How To Develop Yearbook Story Ideas On Your Own

developing yearbook story ideas

The first hurdle to telling good yearbook stories is developing good yearbook story ideas.

That might sound obvious, but that doesn’t mean it’s any less important of a skill. In fact, developing good yearbook story ideas is an underrated aspect to improving your yearbook overall. But it’s not without its challenges.

Consider:

Your yearbook is similar to a monthly magazine or quarterly publication when it comes to telling a good story. You need to cover major events, like the championship game or the homecoming dance, but, by the time the yearbook comes out, that event is old news and everyone has lived it (and relived it).

That means you need a unique angle, a storyline that offers your reader something they never knew before.

Anyone can do that, but it takes a process to get there.

Inside this post, we’ll walk you through that process and show you how you can develop great yearbook story ideas on your own.

Why You Need a Process to Develop Yearbook Story Ideas

When it comes to shaping your yearbook coverage and generating yearbook story ideas, there’s no shortage of topics to choose from. In fact, we’ve got a list of 90 different high school yearbook article ideas. (Try cramming all those into a single yearbook, huh?)

But, really, those ideas are best used as a place to begin your brainstorming. That’s because every school is different—and, perhaps even more importantly, every student on your yearbook team will look at a topic differently.

Take all those different viewpoints and you’ve got yourself a whole bunch of great ideas … and hardly any room to cover them.

See, from a journalism perspective, yearbook stories are short. That means you need to stay really focused on telling the story. Otherwise, you’re going to create something that takes the reader all over the place, yet ultimately leads them nowhere.

So, there needs to be a constant voice in the writer’s head: What does this add to the story I’m trying to tell? How does keeping this piece of information in the story help my reader?

The way to clear the hurdle of finding a story is through good reporting.

Use This Process for Finding Great Yearbook Story Ideas

Some students are naturals at it, but reporting on stuff they’re intimately familiar with (or people they’re really close with) can be awkward for others. They’re living these stories on a daily basis, which can make spotting good story ideas more difficult. When something is routine, it can be less “newsworthy” to that person.
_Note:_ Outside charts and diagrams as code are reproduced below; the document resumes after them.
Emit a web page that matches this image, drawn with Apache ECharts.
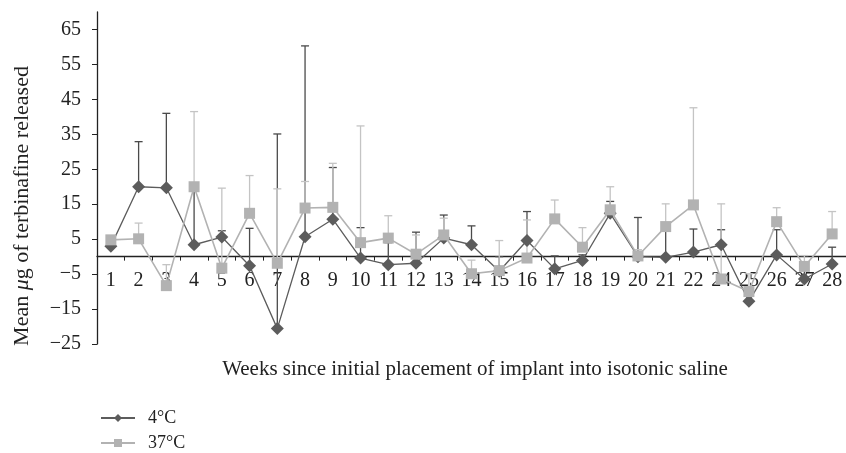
<!DOCTYPE html>
<html>
<head>
<meta charset="utf-8">
<script src="https://cdn.jsdelivr.net/npm/echarts@6/dist/echarts.min.js"></script>
<style>
    html, body { margin: 0; padding: 0; background: #fff; }
    #chart { width: 846px; height: 453px; }
</style>
</head>
<body>
<div id="chart"></div>
<script>
// weeks (week 23 has no measurement)
var weeks = ['1', '2', '3', '4', '5', '6', '7', '8', '9', '10', '11', '12', '13', '14',
    '15', '16', '17', '18', '19', '20', '21', '22', '24', '25', '26', '27', '28'];

// 4 °C mean and top of error bar
var coldMean = [3.0, 20.0, 19.7, 3.4, 5.6, -2.6, -20.6, 5.7, 10.7, -0.4, -2.3, -1.9, 5.3, 3.4,
    -4.2, 4.6, -3.5, -1.1, 12.4, 0.0, -0.2, 1.3, 3.4, -12.8, 0.5, -6.4, -2.1];
var coldErrTop = [3.0, 32.9, 41.0, 20.0, 7.4, 8.1, 35.1, 60.3, 25.5, 8.3, 4.0, 7.0, 11.9, 8.8,
    0.0, 12.9, 0.2, 0.5, 15.8, 11.2, 8.0, 7.9, 7.7, -12.8, 7.7, -3.0, 2.7];

// 37 °C mean and top of error bar
var warmMean = [4.8, 5.1, -8.3, 20.0, -3.3, 12.4, -1.9, 13.9, 14.1, 4.0, 5.3, 0.7, 6.2, -4.9,
    -4.0, -0.4, 10.8, 2.7, 13.4, 0.2, 8.6, 14.8, -6.4, -10.0, 10.0, -2.8, 6.5];
var warmErrTop = [4.8, 9.6, -2.3, 41.5, 19.6, 23.2, 19.4, 21.5, 26.7, 37.4, 11.7, 6.2, 11.0, -1.0,
    4.6, 10.5, 16.2, 8.3, 20.0, 2.0, 15.1, 42.6, 15.1, -4.9, 14.0, 0.3, 12.9];

var FONT = '"Liberation Serif", "DejaVu Serif", serif';
var DARK = '#5c5c5c';
var LIGHT = '#b2b2b2';

function errData(mean, top) {
    var out = [];
    for (var i = 0; i < mean.length; i++) {
        out.push([i, mean[i], top[i]]);
    }
    return out;
}

function errRender(color) {
    return function (params, api) {
        var x = api.value(0);
        var lo = api.coord([x, api.value(1)]);
        var hi = api.coord([x, api.value(2)]);
        if (hi[1] >= lo[1] - 0.5) {
            return null;
        }
        var cap = 4;
        return {
            type: 'group',
            children: [{
                type: 'line',
                shape: {x1: lo[0], y1: lo[1], x2: hi[0], y2: hi[1]},
                style: {stroke: color, lineWidth: 1.3}
            }, {
                type: 'line',
                shape: {x1: hi[0] - cap, y1: hi[1], x2: hi[0] + cap, y2: hi[1]},
                style: {stroke: color, lineWidth: 1.3}
            }]
        };
    };
}

var chart = echarts.init(document.getElementById('chart'));
var option = {
    animation: false,
    textStyle: {fontFamily: FONT},
    grid: {left: 97, right: -4, top: 12, bottom: 109},
    legend: {
        orient: 'vertical',
        left: 95,
        top: 404,
        height: 60,
        itemWidth: 34,
        itemHeight: 10,
        itemGap: 7,
        textStyle: {fontFamily: FONT, fontSize: 18, color: '#222', padding: [0, 0, 0, 8]},
        data: ['4°C', '37°C']
    },
    xAxis: {
        type: 'category',
        data: weeks,
        boundaryGap: true,
        axisLine: {onZero: false, lineStyle: {color: '#222', width: 1.3}},
        axisTick: {show: true, length: 4, inside: false, lineStyle: {color: '#222'}},
        axisLabel: {fontFamily: FONT, fontSize: 20, color: '#222', margin: 14, interval: 0}
    },
    yAxis: {
        type: 'value',
        min: -25,
        max: 70,
        interval: 10,
        splitLine: {show: false},
        axisLine: {show: true, lineStyle: {color: '#222', width: 1.3}},
        axisTick: {show: true, length: 5, lineStyle: {color: '#222'}},
        axisLabel: {
            fontFamily: FONT, fontSize: 20, color: '#222', margin: 16, showMaxLabel: false,
            formatter: function (v) { return String(v).replace('-', '\u2212'); }
        }
    },
    graphic: [{
        type: 'text',
        x: 475,
        y: 369,
        style: {
            text: 'Weeks since initial placement of implant into isotonic saline',
            font: '21px ' + FONT,
            fill: '#222',
            align: 'center',
            verticalAlign: 'middle'
        }
    }, {
        type: 'text',
        x: 22,
        y: 206,
        rotation: Math.PI / 2,
        style: {
            text: 'Mean {i|\u03bc}g of terbinafine released',
            font: '22px ' + FONT,
            fill: '#222',
            align: 'center',
            verticalAlign: 'middle',
            rich: {i: {fontStyle: 'italic', fontSize: 22, fontFamily: FONT, fill: '#222'}}
        }
    }],
    series: [{
        name: '4°C err',
        type: 'custom',
        renderItem: errRender('#4a4a4a'),
        data: errData(coldMean, coldErrTop),
        z: 1
    }, {
        name: '37°C err',
        type: 'custom',
        renderItem: errRender('#c4c4c4'),
        data: errData(warmMean, warmErrTop),
        z: 1
    }, {
        name: '4°C',
        type: 'line',
        data: coldMean,
        symbol: 'diamond',
        symbolSize: 13,
        itemStyle: {color: DARK},
        lineStyle: {color: DARK, width: 1.3},
        z: 3
    }, {
        name: '37°C',
        type: 'line',
        data: warmMean,
        symbol: 'rect',
        symbolSize: 11,
        itemStyle: {color: LIGHT},
        lineStyle: {color: LIGHT, width: 1.6},
        z: 4
    }]
};
chart.setOption(option);

// move the category axis (line, ticks, labels) up to y = 0
var zeroY = chart.convertToPixel({yAxisIndex: 0}, 0);
var baseY = chart.convertToPixel({yAxisIndex: 0}, -25);
chart.setOption({xAxis: {offset: zeroY - baseY}});
</script>
</body>
</html>
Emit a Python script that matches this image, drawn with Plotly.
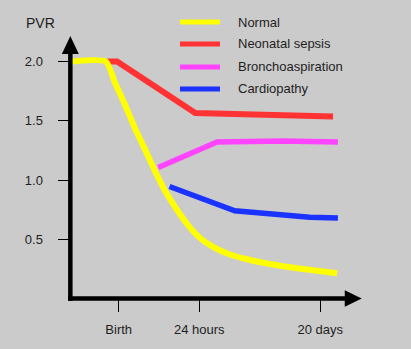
import plotly.graph_objects as go

# ---- data (x: time scale where Birth=1, 24 hours=2, 20 days=3.5; y: PVR) ----
series_names = ["Normal", "Neonatal sepsis", "Bronchoaspiration", "Cardiopathy"]
series_colors = ["#ffff00", "#ff3333", "#ff44ff", "#1a33ff"]

normal_x = [0.42, 0.84, 0.95, 1.08, 1.20, 1.33, 1.45, 1.57, 1.70, 1.86, 2.01, 2.17, 2.38,
            2.59, 2.79, 3.00, 3.21, 3.41, 3.71]
normal_y = [2.00, 2.00, 1.827, 1.633, 1.439, 1.253, 1.076, 0.916, 0.772, 0.620, 0.511, 0.435,
            0.371, 0.331, 0.302, 0.277, 0.255, 0.238, 0.213]

sepsis_x = [0.86, 0.98, 1.95, 2.72, 3.66]
sepsis_y = [2.00, 2.00, 1.565, 1.55, 1.535]

broncho_x = [1.49, 2.22, 3.04, 3.72]
broncho_y = [1.105, 1.32, 1.33, 1.32]

cardio_x = [1.63, 2.44, 3.37, 3.72]
cardio_y = [0.945, 0.74, 0.685, 0.68]

x_tick_vals = [1, 2, 3.5]
x_tick_text = ["Birth", "24 hours", "20 days"]
y_tick_vals = [0.5, 1.0, 1.5, 2.0]
y_tick_text = ["0.5", "1.0", "1.5", "2.0"]

# ---- layout helpers ----
W, H = 411, 349
X_RANGE = [-0.4727, 4.6266]
Y_RANGE = [-0.4262, 2.5190]
X0, Y0 = 0.40, 0.0          # axis origin in data units
BG = "#cbcbcb"
TXT = "#1e1e1e"
FONT = "Liberation Sans, Arial, sans-serif"

fig = go.Figure()

def add_line(x, y, color, width, shape="linear"):
    fig.add_trace(go.Scatter(x=x, y=y, mode="lines", showlegend=False, hoverinfo="skip",
                             line=dict(color=color, width=width, shape=shape,
                                       smoothing=0.6 if shape == "spline" else None)))

add_line(sepsis_x, sepsis_y, series_colors[1], 6)
add_line(broncho_x, broncho_y, series_colors[2], 5.5)
add_line(cardio_x, cardio_y, series_colors[3], 5.5)
add_line(normal_x, normal_y, series_colors[0], 6, "spline")

shapes = []
# axis lines
shapes.append(dict(type="line", xref="x", yref="y", x0=X0, x1=X0, y0=Y0 - 0.019, y1=2.07,
                   line=dict(color="black", width=4.5)))
shapes.append(dict(type="line", xref="x", yref="y", x0=X0 - 0.028, x1=3.81, y0=Y0, y1=Y0,
                   line=dict(color="black", width=4.5)))
# arrow heads
shapes.append(dict(type="path", xref="x", yref="y",
                   path=f"M {X0-0.105},2.063 L {X0+0.105},2.063 L {X0},2.215 Z",
                   fillcolor="black", line=dict(width=0)))
shapes.append(dict(type="path", xref="x", yref="y",
                   path=f"M 3.805,{Y0-0.07} L 3.805,{Y0+0.07} L 4.015,{Y0} Z",
                   fillcolor="black", line=dict(width=0)))

# manual legend
leg_y = [2.333, 2.148, 1.954, 1.768]
annotations = []
for name, col, ly in zip(series_names, series_colors, leg_y):
    shapes.append(dict(type="line", xref="x", yref="y", x0=1.76, x1=2.257, y0=ly, y1=ly,
                       line=dict(color=col, width=5)))
    annotations.append(dict(x=2.46, y=ly, xref="x", yref="y", text=name, showarrow=False,
                            xanchor="left", yanchor="middle",
                            font=dict(size=13, color=TXT, family=FONT)))

annotations.append(dict(x=24 / W, y=1 - 23 / H, xref="paper", yref="paper", text="PVR",
                        showarrow=False, xanchor="left", yanchor="middle",
                        font=dict(size=14, color=TXT, family=FONT)))

fig.update_layout(
    width=W, height=H,
    margin=dict(l=0, r=0, t=0, b=0, pad=0),
    paper_bgcolor=BG, plot_bgcolor=BG,
    shapes=shapes, annotations=annotations,
    font=dict(family=FONT, color=TXT, size=13),
    xaxis=dict(range=X_RANGE, domain=[0, 1], showgrid=False, zeroline=False, showline=False,
               tickvals=x_tick_vals, ticktext=x_tick_text, ticks="outside", ticklen=12,
               tickwidth=1, tickcolor="black", anchor="free", position=(H - 298.5) / H,
               ticklabelstandoff=7,
               tickfont=dict(size=13, color=TXT, family=FONT), fixedrange=True),
    yaxis=dict(range=Y_RANGE, domain=[0, 1], showgrid=False, zeroline=False, showline=False,
               tickvals=y_tick_vals, ticktext=y_tick_text, ticks="outside", ticklen=13,
               tickwidth=1, tickcolor="black", anchor="free", position=70.5 / W,
               ticklabelstandoff=12,
               tickfont=dict(size=13, color=TXT, family=FONT), fixedrange=True),
)

fig.write_html("out.html", config={"displayModeBar": False})
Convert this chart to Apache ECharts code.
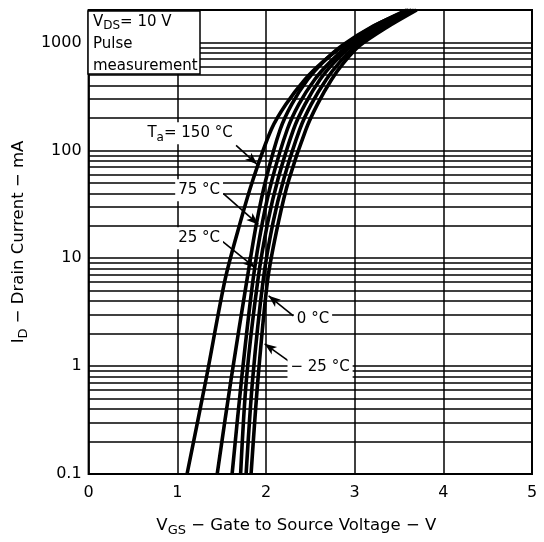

To help overcome that problem, use this process:

  • Pick an event you’re going to cover.
  • Write out all the cliches associated with that event, along with everything everyone is likely to know. Make it a rule that you’re going to avoid that stuff as a core part of your story.
  • Brainstorm a list of questions (maybe 10-15) that you have about the event. They could be big or small. The goal is to start thinking about the event as an outsider, and not someone who lives it every day.
  • Refine that list until you have one or two really specific questions, where you would say, “Whoa. I really want to know the answer to that.”
  • Ask yourself whether finding out the answer to that is feasible and whether it helps achieve the larger objective/theme keeping the yearbook together.

When you and your students can say, “Whoa. I really want to know the answer to that.” and “Yeah, we can totally find out the answer to that.”, you’ve got a bonafide yearbook story idea. Start reporting on it.

This process works so well that you’ll likely end up with with more yearbook story ideas than you can handle for a single year. That’s OK. Pick your favorites (or those that best align with your theme), and save the rest of them. Do that a few years in a row and you’ll not only teach your students how to spot stories, but you’ll start collecting a whole list of possible ideas you can execute on.